More often than not, it can be difficult to recognize and acknowledge one’s personal improvement as a photographer. You may feel like you’re stagnating, but you should take a closer look at your work and you’ll see that you’re wrong. In this fantastic video, Mark Denney discusses five reasons that will prove to you that you have progressed over the years. If you recognize yourself in at least one of these, then you’re moving in the right direction!
When you compare your work, you don’t just need to look for the improvement between the first image you ever published and the one you took today. You can compare the images taken over different time periods. Mark compares some of his older photos with the ones he took this year or last year. And the progress is obvious. His old photos aren’t bad, but in the later ones, there’s a better balance and he’s way better at using leading lines and other composition techniques.
Are you regularly using your histogram? Mark admits he would always remove it from his screen during the first year of doing photography. He’d omit the information he got from the histogram and end up with underexposed shots. I remember doing the same thing at first. If you did it too and now you understand histogram and use it to check whether your photos are properly exposed: congrats, you are progressing.
Most of us started out with a camera and a kit lens. But if you’ve been into photography for a while, you most likely have a few more lenses in your arsenal. To make it clear, these don’t have to be the most expensive lenses, and it doesn’t mean you have to have a bunch of them. But, do you have a few options now? If you have the ability to pick the particular lens so it matches the vision you have in your head: this means that you’ve progressed.
What about the light? Are you shooting your photos in the better light now? And do you understand why you’re doing it?

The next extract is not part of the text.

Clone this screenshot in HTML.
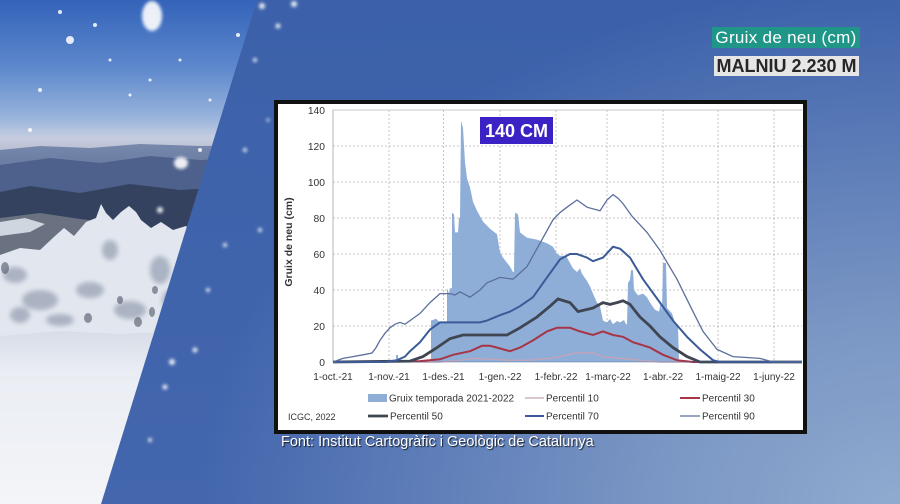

While sunrise and sunset are considered to be the best times to shoot, but do you now know how to make the best of them to add texture and depth to your shots? If you do, it means that you’re making a progress.
There’s something else I’d like to add here. If you have learned to turn all lighting conditions into your favor, even the midday sun, I believe it also means you have made a progress.
The certain way to tell that someone is a new photographer is the post-processing job. They tend to over-sharpen the images, go wild with saturation or HDR, or give the same treatment to all images, no matter what they shoot. Have you moved away from those mistakes? If your post-processing is more sophisticated and the editing job fits the lighting and the scene: yup, you have made a progress!
Personally, I often feel as if I’m not making any progress and that I’m even becoming worse. And when you feel that way, just look at your recent work through these five signs. After watching Mark’s video, I did it and realized that I have improved over the years after all. There’s still a lot to learn, but it’s always great to know that I’m not stagnating.
And how about you? How many of these five improvements do you recognize when you compare your recent work with the older one?